TASK BRIEF »
Collect every line of the records below that contains the word "matplotlib".

── DATASET

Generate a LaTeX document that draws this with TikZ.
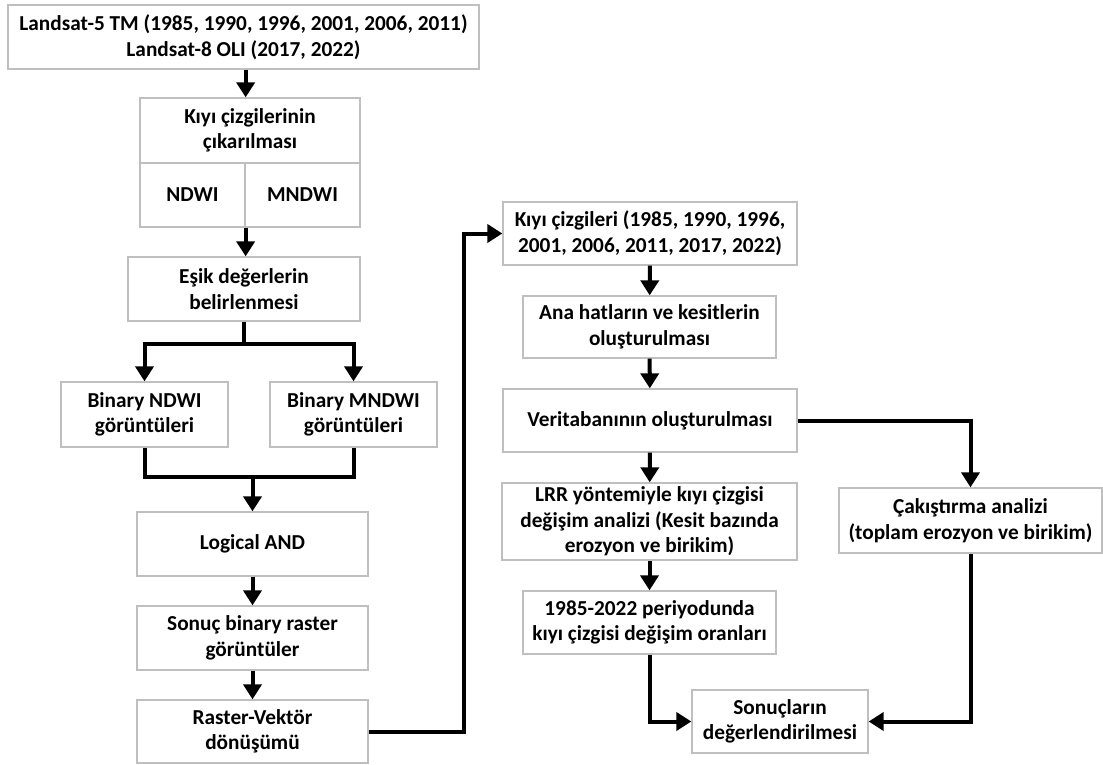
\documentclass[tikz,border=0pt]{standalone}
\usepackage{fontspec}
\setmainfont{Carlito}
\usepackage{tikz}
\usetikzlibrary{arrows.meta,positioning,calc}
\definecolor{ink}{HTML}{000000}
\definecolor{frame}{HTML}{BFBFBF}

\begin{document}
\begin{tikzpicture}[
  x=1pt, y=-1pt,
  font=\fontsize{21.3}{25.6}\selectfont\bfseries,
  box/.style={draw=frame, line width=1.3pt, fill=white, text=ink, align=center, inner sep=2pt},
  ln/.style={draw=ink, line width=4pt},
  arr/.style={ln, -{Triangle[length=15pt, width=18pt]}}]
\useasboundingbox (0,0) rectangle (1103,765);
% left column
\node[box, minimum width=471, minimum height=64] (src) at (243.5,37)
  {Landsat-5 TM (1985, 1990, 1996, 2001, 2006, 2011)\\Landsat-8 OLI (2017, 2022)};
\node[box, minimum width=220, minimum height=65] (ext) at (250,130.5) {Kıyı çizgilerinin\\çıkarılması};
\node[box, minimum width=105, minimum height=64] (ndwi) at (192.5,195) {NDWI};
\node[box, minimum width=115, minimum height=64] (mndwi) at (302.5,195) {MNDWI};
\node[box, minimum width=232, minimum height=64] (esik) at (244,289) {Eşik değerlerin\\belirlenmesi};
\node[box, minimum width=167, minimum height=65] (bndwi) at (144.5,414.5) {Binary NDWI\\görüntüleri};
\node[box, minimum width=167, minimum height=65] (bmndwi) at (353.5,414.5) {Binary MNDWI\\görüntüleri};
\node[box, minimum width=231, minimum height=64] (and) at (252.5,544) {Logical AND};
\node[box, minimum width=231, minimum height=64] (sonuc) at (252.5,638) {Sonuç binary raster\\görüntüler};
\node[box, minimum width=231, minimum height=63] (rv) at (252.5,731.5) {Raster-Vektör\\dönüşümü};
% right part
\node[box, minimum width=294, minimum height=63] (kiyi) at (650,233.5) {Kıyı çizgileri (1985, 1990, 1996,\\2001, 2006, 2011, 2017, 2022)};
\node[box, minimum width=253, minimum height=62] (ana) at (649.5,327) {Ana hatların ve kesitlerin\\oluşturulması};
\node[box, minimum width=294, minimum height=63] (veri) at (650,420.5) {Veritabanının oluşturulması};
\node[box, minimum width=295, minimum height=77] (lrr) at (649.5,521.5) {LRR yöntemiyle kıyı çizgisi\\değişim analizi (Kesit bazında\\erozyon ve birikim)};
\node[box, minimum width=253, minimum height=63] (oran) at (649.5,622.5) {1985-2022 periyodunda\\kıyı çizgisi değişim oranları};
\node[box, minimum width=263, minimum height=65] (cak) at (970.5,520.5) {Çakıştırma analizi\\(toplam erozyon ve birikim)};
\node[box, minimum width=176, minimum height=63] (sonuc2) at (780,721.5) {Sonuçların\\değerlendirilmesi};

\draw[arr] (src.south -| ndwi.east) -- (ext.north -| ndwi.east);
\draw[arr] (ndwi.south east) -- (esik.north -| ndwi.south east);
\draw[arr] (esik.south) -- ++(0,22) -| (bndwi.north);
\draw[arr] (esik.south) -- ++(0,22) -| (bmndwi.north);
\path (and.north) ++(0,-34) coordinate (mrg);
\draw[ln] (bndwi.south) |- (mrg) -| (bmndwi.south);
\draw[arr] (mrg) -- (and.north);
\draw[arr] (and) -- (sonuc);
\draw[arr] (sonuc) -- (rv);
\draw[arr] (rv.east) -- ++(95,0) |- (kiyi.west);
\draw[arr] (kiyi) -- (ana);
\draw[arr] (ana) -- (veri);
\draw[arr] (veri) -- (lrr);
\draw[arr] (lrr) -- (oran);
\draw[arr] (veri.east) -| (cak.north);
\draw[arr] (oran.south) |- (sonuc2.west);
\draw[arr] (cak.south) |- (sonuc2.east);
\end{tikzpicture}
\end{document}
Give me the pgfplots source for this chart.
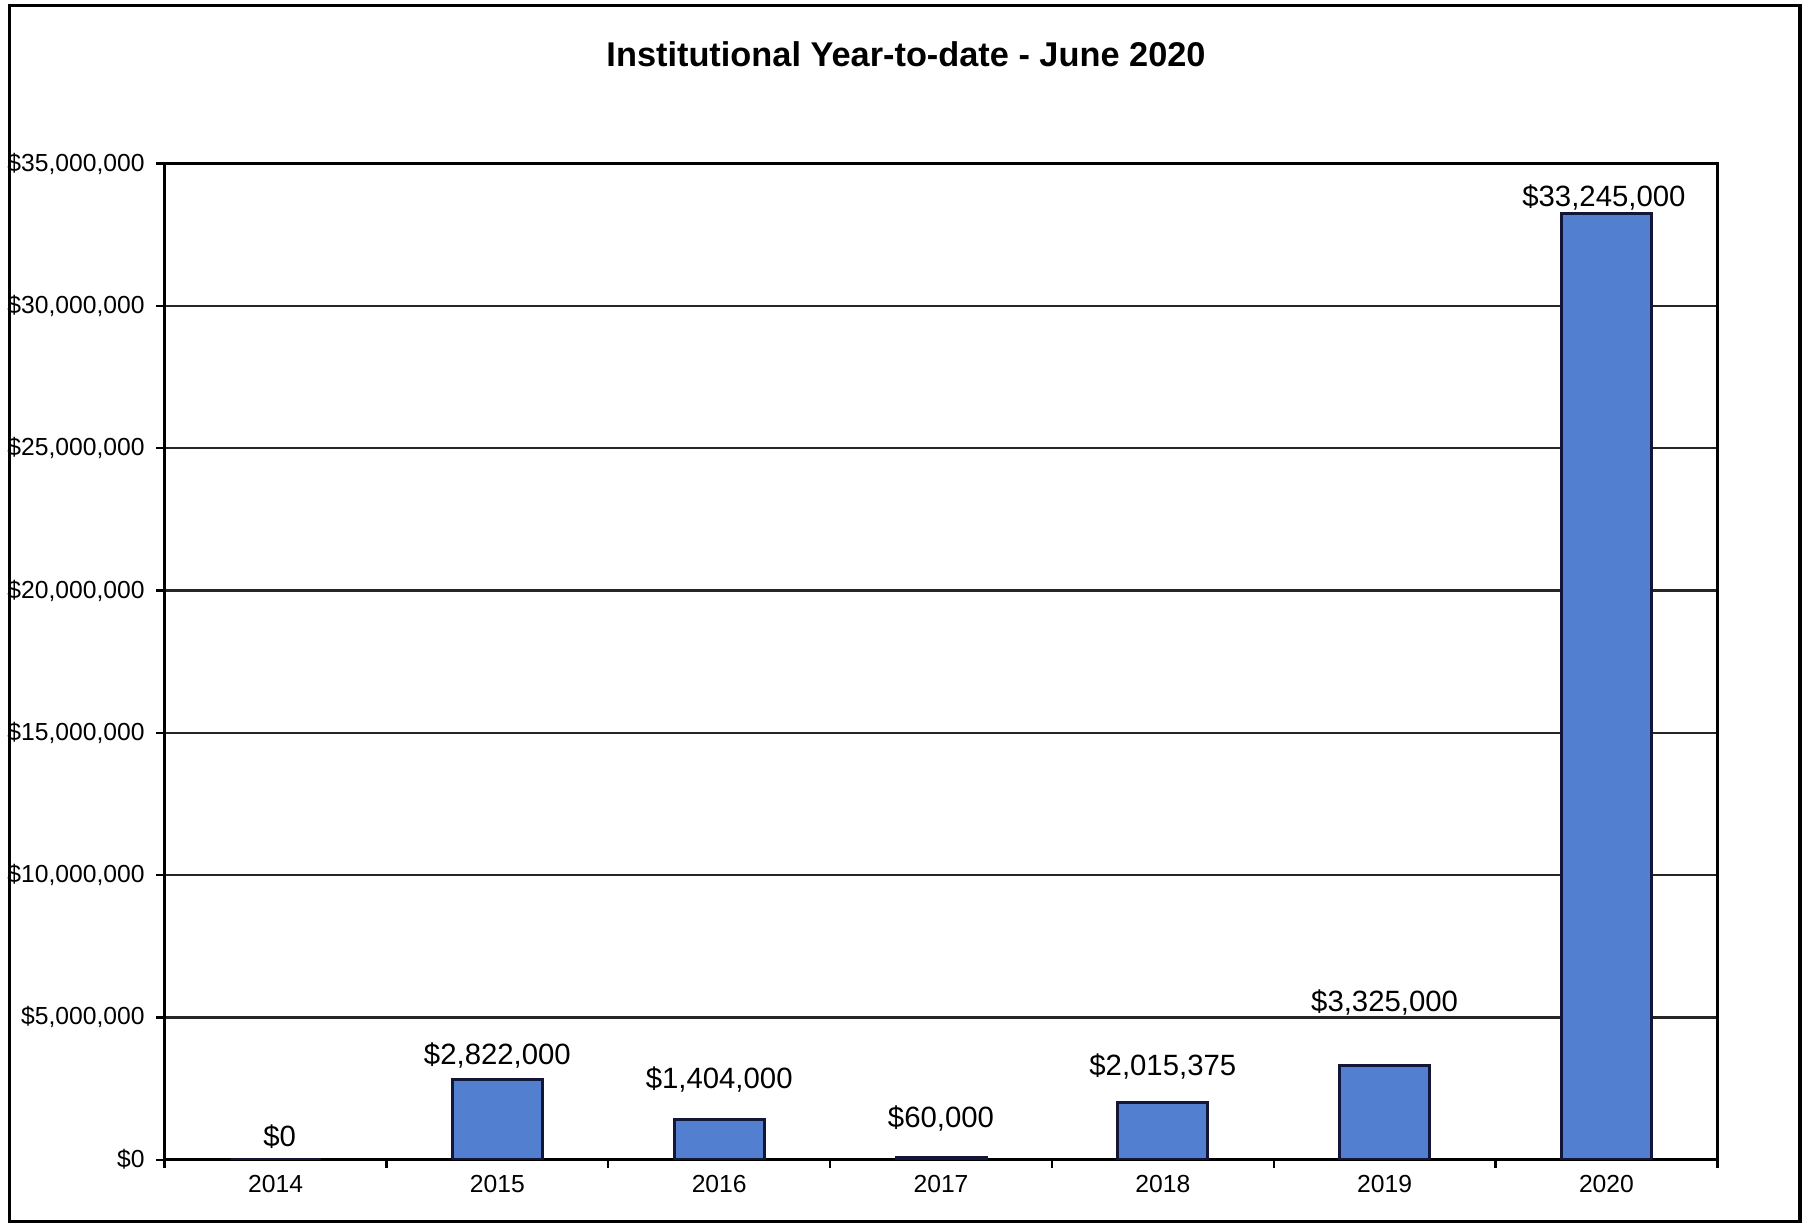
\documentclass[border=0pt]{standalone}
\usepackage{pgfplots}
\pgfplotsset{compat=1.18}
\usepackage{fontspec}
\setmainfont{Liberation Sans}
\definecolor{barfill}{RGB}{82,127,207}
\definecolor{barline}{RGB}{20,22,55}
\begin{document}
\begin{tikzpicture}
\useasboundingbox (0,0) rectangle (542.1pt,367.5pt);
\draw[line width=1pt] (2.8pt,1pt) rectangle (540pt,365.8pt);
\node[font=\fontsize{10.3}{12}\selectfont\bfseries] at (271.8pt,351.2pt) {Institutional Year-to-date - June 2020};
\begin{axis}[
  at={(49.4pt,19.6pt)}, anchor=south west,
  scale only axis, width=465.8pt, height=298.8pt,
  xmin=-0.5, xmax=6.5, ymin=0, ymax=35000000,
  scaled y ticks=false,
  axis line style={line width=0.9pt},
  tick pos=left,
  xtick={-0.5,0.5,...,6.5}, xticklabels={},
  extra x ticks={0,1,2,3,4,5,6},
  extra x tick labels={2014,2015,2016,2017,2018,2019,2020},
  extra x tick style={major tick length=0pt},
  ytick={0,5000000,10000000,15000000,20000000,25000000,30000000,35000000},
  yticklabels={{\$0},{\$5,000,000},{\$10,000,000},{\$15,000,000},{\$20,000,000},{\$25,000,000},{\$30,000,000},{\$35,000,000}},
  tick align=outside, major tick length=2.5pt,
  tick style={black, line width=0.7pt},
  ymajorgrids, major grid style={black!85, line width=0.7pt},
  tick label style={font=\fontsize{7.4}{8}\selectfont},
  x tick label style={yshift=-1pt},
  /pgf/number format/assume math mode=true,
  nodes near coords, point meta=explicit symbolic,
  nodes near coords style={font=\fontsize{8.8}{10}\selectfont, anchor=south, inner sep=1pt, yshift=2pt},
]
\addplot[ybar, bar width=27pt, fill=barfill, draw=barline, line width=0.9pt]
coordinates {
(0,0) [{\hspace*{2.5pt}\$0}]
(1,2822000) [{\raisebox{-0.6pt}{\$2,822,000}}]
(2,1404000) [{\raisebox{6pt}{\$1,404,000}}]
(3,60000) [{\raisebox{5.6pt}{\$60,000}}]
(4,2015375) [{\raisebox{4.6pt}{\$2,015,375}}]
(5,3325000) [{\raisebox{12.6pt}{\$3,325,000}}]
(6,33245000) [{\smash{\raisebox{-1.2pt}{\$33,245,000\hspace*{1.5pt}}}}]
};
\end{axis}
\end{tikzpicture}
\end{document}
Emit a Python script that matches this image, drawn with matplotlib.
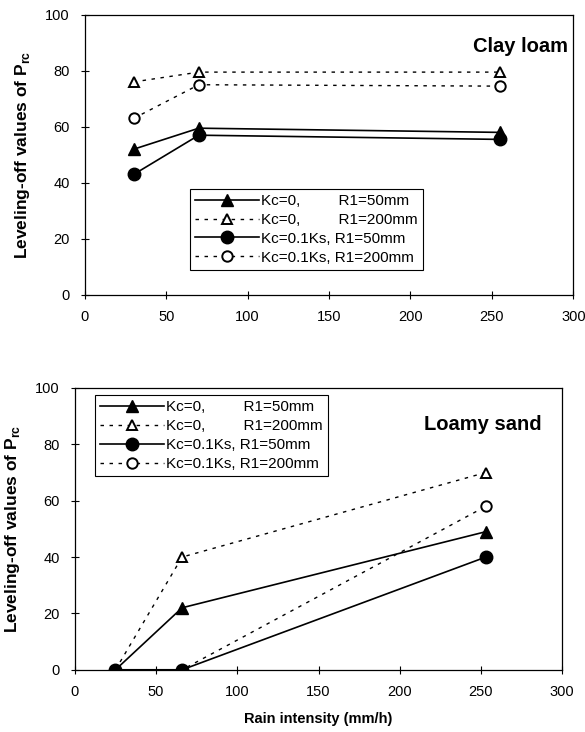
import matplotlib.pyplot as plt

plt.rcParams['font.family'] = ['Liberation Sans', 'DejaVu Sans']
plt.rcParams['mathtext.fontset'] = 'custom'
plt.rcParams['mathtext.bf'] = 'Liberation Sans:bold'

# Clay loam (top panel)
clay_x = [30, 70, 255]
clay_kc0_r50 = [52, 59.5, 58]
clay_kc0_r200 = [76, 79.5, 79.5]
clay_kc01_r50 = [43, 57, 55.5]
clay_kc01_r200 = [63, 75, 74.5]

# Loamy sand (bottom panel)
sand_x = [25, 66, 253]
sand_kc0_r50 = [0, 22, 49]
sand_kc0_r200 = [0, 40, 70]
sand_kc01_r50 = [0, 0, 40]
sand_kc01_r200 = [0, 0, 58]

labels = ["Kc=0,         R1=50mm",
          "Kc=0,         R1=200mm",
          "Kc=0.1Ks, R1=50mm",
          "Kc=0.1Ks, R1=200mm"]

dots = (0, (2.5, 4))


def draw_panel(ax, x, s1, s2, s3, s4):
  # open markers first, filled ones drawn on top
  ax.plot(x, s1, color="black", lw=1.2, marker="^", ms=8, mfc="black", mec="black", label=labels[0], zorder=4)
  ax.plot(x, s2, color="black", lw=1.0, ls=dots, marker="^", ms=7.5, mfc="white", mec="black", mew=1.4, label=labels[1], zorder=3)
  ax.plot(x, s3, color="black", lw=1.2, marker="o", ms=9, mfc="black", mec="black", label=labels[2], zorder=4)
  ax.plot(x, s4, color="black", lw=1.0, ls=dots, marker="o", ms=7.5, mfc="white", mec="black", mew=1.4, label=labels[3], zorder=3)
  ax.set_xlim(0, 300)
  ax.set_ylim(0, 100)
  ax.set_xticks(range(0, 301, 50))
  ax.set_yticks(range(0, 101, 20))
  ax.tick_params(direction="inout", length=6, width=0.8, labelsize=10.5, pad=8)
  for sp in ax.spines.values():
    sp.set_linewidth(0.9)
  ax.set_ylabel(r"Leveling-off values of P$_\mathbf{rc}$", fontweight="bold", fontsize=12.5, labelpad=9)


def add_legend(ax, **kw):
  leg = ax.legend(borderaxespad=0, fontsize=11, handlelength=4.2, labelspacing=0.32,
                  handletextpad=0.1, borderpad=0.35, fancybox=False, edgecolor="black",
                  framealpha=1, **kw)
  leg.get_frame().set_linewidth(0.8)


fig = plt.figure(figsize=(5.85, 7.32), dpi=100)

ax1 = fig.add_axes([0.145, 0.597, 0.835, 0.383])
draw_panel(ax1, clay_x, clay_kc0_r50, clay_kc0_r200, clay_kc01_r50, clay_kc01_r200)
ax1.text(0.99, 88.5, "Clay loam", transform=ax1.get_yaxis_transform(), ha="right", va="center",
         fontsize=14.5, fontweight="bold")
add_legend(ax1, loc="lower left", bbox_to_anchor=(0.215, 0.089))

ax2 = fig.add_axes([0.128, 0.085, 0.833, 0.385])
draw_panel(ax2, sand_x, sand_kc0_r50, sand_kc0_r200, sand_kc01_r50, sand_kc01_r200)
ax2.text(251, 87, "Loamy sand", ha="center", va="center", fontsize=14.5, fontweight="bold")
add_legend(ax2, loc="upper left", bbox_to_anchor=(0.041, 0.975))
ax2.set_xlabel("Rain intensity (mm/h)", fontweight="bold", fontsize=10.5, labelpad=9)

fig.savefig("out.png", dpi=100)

────

EXPECTED ANSWER »
Emit a Python script that matches this image, drawn with matplotlib.
import matplotlib.pyplot as plt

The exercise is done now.